As you can see it's pretty easy to work with and it just feels so pythonic and obvious. What you get is a something that works just like a normal base class with some extra sugar plus the fact that it can save the data persistently and does so efficiently and redundantly (assuming you do some work on your MongoDB set it up with replication and/or sharding). Now let's look at retrieval which, as per the design principles of MongoKit, follows the basic interface of pymongo. To learn about querying you can skim the MongoKit documentation but really the thing to read is the pymongo documentation which MongoKit layers thinly:

>>> from mongokit import Connection
>>> conn = Connection()
>>> from mymodels import Computer
>>> conn.register([Computer])
>>> database = conn.mydb
>>> collection = database.mycollection
>>> instances = collection.Computer.find()
>>> type(instances)
<class 'mongokit.generators.MongoDocumentCursor'>
>>> list(instances)[0]
{u'cpu_ghz': None, u'model': u'G5', u'_id':
ObjectId('4b9244989d40b334b4000000'), u'purchase_date':
datetime.datetime(2010, 3, 6, 12, 3, 8, 281000), u'make': u'Apple'}
>>> instances = collection.Computer.find().count()
1
>>> collection.Computer.one() == list(collection.Computer.find())[0]
True

The query methods one() and find() can take search parameters which limits what you get back.

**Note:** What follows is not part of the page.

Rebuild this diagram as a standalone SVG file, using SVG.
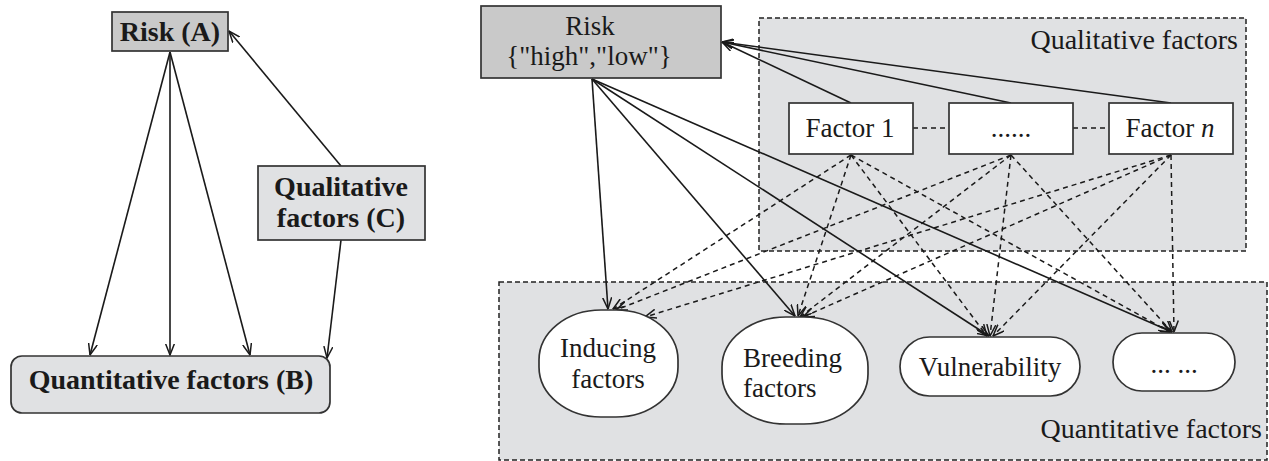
<svg xmlns="http://www.w3.org/2000/svg" width="1269" height="461" viewBox="0 0 1269 461">
<style>
text{font-family:'Liberation Serif','Times New Roman',Times,'DejaVu Serif',serif;fill:#1a1a1a;text-anchor:middle}
.bt{font-weight:bold;font-size:28px}
.t{font-size:27px}
.box{stroke:#333;stroke-width:1.7}
.dark{fill:#c9c9c9}
.light{fill:#e0e1e3}
.white{fill:#fff}
.region{fill:#e0e1e3;stroke:#222;stroke-width:1.5;stroke-dasharray:5,3}
.s{fill:none;stroke:#1a1a1a;stroke-width:1.6}
.d{fill:none;stroke:#1a1a1a;stroke-width:1.5;stroke-dasharray:5,4}
</style>
<defs>
<marker id="arr" viewBox="0 0 12 10" refX="11.5" refY="5" markerWidth="12" markerHeight="10" orient="auto" markerUnits="userSpaceOnUse">
<path d="M0,0.5 L11.5,5 L0,9.5" fill="none" stroke="#1a1a1a" stroke-width="1.5"/>
</marker>
</defs>
<rect width="1269" height="461" fill="#fff"/>

<g id="left-connectors">
<line class="s" x1="170" y1="52" x2="90" y2="355" marker-end="url(#arr)"/>
<line class="s" x1="170" y1="52" x2="170" y2="355" marker-end="url(#arr)"/>
<line class="s" x1="170" y1="52" x2="250" y2="355" marker-end="url(#arr)"/>
<line class="s" x1="341" y1="166" x2="229" y2="31" marker-end="url(#arr)"/>
<line class="s" x1="341" y1="240" x2="327" y2="358" marker-end="url(#arr)"/>
</g>
<g id="nodeA">
<rect class="box dark" x="112" y="12" width="116" height="39"/>
<text class="bt" x="170" y="41">Risk (A)</text>
</g>
<g id="nodeC">
<rect class="box light" x="258" y="166" width="167" height="74"/>
<text class="bt" x="341" y="196">Qualitative</text>
<text class="bt" x="341" y="227">factors (C)</text>
</g>
<g id="nodeB">
<rect class="box light" x="11" y="356" width="319" height="57" rx="11"/>
<text class="bt" x="171" y="389">Quantitative factors (B)</text>
</g>

<g id="region-qualitative">
<rect class="region" x="759" y="18" width="487" height="233"/>
<text class="t" x="1238" y="49" style="text-anchor:end;font-size:28px">Qualitative factors</text>
</g>
<g id="region-quantitative">
<rect class="region" x="499" y="282" width="768" height="178"/>
<text class="t" x="1262" y="438" style="text-anchor:end;font-size:28px">Quantitative factors</text>
</g>

<g id="connectors">
<line class="s" x1="851" y1="103" x2="722" y2="42" marker-end="url(#arr)"/>
<line class="s" x1="1011" y1="103" x2="722" y2="42" marker-end="url(#arr)"/>
<line class="s" x1="1171" y1="103" x2="722" y2="42" marker-end="url(#arr)"/>
<line class="s" x1="592" y1="79" x2="608" y2="309" marker-end="url(#arr)"/>
<line class="s" x1="592" y1="79" x2="795" y2="316" marker-end="url(#arr)"/>
<line class="s" x1="592" y1="79" x2="989" y2="336" marker-end="url(#arr)"/>
<line class="s" x1="592" y1="79" x2="1172" y2="332" marker-end="url(#arr)"/>
<line class="d" x1="913" y1="128" x2="949" y2="128"/>
<line class="d" x1="1073" y1="128" x2="1109" y2="128"/>
<line class="d" x1="851" y1="155" x2="613" y2="309" marker-end="url(#arr)"/>
<line class="d" x1="851" y1="155" x2="798" y2="316" marker-end="url(#arr)"/>
<line class="d" x1="851" y1="155" x2="987" y2="336" marker-end="url(#arr)"/>
<line class="d" x1="851" y1="155" x2="1170" y2="332" marker-end="url(#arr)"/>
<line class="d" x1="1011" y1="155" x2="616" y2="310" marker-end="url(#arr)"/>
<line class="d" x1="1011" y1="155" x2="800" y2="317" marker-end="url(#arr)"/>
<line class="d" x1="1011" y1="155" x2="990" y2="336" marker-end="url(#arr)"/>
<line class="d" x1="1011" y1="155" x2="1172" y2="332" marker-end="url(#arr)"/>
<line class="d" x1="1171" y1="155" x2="645" y2="317" marker-end="url(#arr)"/>
<line class="d" x1="1171" y1="155" x2="803" y2="317" marker-end="url(#arr)"/>
<line class="d" x1="1171" y1="155" x2="993" y2="336" marker-end="url(#arr)"/>
<line class="d" x1="1171" y1="155" x2="1174" y2="332" marker-end="url(#arr)"/>
</g>

<g id="risk">
<rect class="box dark" x="481" y="6" width="240" height="72"/>
<text class="t" x="590" y="35">Risk</text>
<text class="t" x="589" y="65">{"high","low"}</text>
</g>
<g id="factor1">
<rect class="box white" x="789" y="103" width="124" height="51"/>
<text class="t" x="850" y="137">Factor 1</text>
</g>
<g id="factor-dots">
<rect class="box white" x="949" y="103" width="124" height="51"/>
<text class="t" x="1011" y="137">......</text>
</g>
<g id="factorn">
<rect class="box white" x="1109" y="103" width="124" height="51"/>
<text class="t" x="1170" y="137">Factor <tspan font-style="italic">n</tspan></text>
</g>
<g id="inducing">
<rect class="box white" x="539" y="310" width="139" height="107" rx="62" ry="50"/>
<text class="t" x="608" y="357">Inducing</text>
<text class="t" x="608" y="388">factors</text>
</g>
<g id="breeding">
<rect class="box white" x="722" y="317" width="146" height="107" rx="64" ry="50"/>
<text class="t" x="743" y="367" style="text-anchor:start">Breeding</text>
<text class="t" x="743" y="397" style="text-anchor:start">factors</text>
</g>
<g id="vulnerability">
<rect class="box white" x="900" y="337" width="180" height="59" rx="29.5"/>
<text class="t" x="990" y="376">Vulnerability</text>
</g>
<g id="more">
<rect class="box white" x="1113" y="333" width="122" height="58" rx="29"/>
<text class="t" x="1174" y="373">... ...</text>
</g>
</svg>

These are quite similar to how Django's default Manager has a method called objects.get() and objects.filter() which should make you feel familiar.

So, what would it take to be able to do this MongoKit business in a running Django so that you can write Django views and templates that interface with your Mongo "documents". Answer: use django-mongokit. django-mongokit is a thin wrapper around MongoKit that makes it just slightly more convenient to use MongoKit in a Django environment. The primary tasks django-mongokit takes care of are: (1) the connection and (2) giving your classes a _meta class attribute. Especially important regarding the connection is that django-mongokit takes care of setting up and destroying a test database for you for running your tests. And since it's all in one place you don't have to worry about creating various connections to MongoKit in your views or management commands. Let's first define the database in your settings.py file:

DATABASES = {
    'default': {
        'ENGINE': 'sqlite3',
        'NAME': 'example-sqlite3.db',
    },
    'mongodb': {
        'ENGINE': 'django_mongokit.mongodb',
        'NAME': 'mydb',
    },
}

Then, with that in place all you need to get a connection are these lines:

>>> from django_mongokit import get_database
>>> database = get_database()

The reason it's a function an not an instance is because the database is going to be different based on if you're running tests or running in production/development mode. Had we imported a database instance instead of a function to get a database instance, the code would need to know what database you want when the python files are imported which is something that happens before we even know what you're doing with the imported code. django-mongokit also gives you the connection instances which you'll need to register your own models:

>>> from django_mongokit import connection
>>> connection.register([Computer])

But I recommend that a best practice is to always register your models right after you have defined them. This brings us to the DjangoDocument class so let's get straight into it this time in your models.py file inside a Django app you've just created:

import datetime
from django_mongokit import connection
from django_mongokit.document import DjangoDocument

class Computer(DjangoDocument): # notice difference from above
    class Meta:
        verbose_name_plural = "Computerz"

    structure = {
      'make': unicode,
      'model': unicode,
      'purchase_date': datetime.datetime,
      'cpu_ghz': float,
    }

    validators = {
      'cpu_ghz': lambda x: x > 0,
      'make': lambda x: x.strip(),
    }

    default_values = {
      'purchase_date': datetime.datetime.utcnow,
    }

    use_dot_notation = True

    indexes = [
      {'fields': ['make']},
    ]

connection.register([Computer])

That's now all you need to get on with your code. The DjangoDocument class offers a few more gems that makes your life easier such as handling signals and registering itself in a global variable (import django_mongokit.document.model_names and inspect). See the django-mongokit README file for more information.

So, what's so great about this setup? It's by personal taste but for me it's simplicity and purity. I like the thin layer MongoKit adds on top of pure pymongo that becomes oh so practical such as helping you make sure you only store what you said you would and it's easier to work with class instances you can see the definition of than it is to work with dictionaries and lists.

And here's one of MongoKit's best selling points for me: the few times you need speed, speed and more speed it's possible to go straight to the source without doing any wrapping. This is equivalent of how you sometimes in Django run raw SQL queries which, let's be honest, does happen quite frequently when the project becomes non-trivial. Django's ORM has the ability to turn the output of the raw SQL output into objects and with MongoKit when you go straight into MongoDB you get pure Python dictionaries which you can use to create instances with. Here's an example where you can't query what you're looking for but you might be trolling through thousands of documents:

>>> from some.thridparty import my_kind_of_cpu
>>> computers = []
>>> for item in collection.find():
...     # can't use dot notation when it's not a document
...     cpu = item['cpu_ghz']
...     if my_kind_of_cpu(cpu):
...         computers.append(collection.Computer(item))
...

A use case for this is when you want to store different types of documents in the same collection and by a value extracted from a raw query you only turn selected few results into mapped instances. More about that in a later post maybe.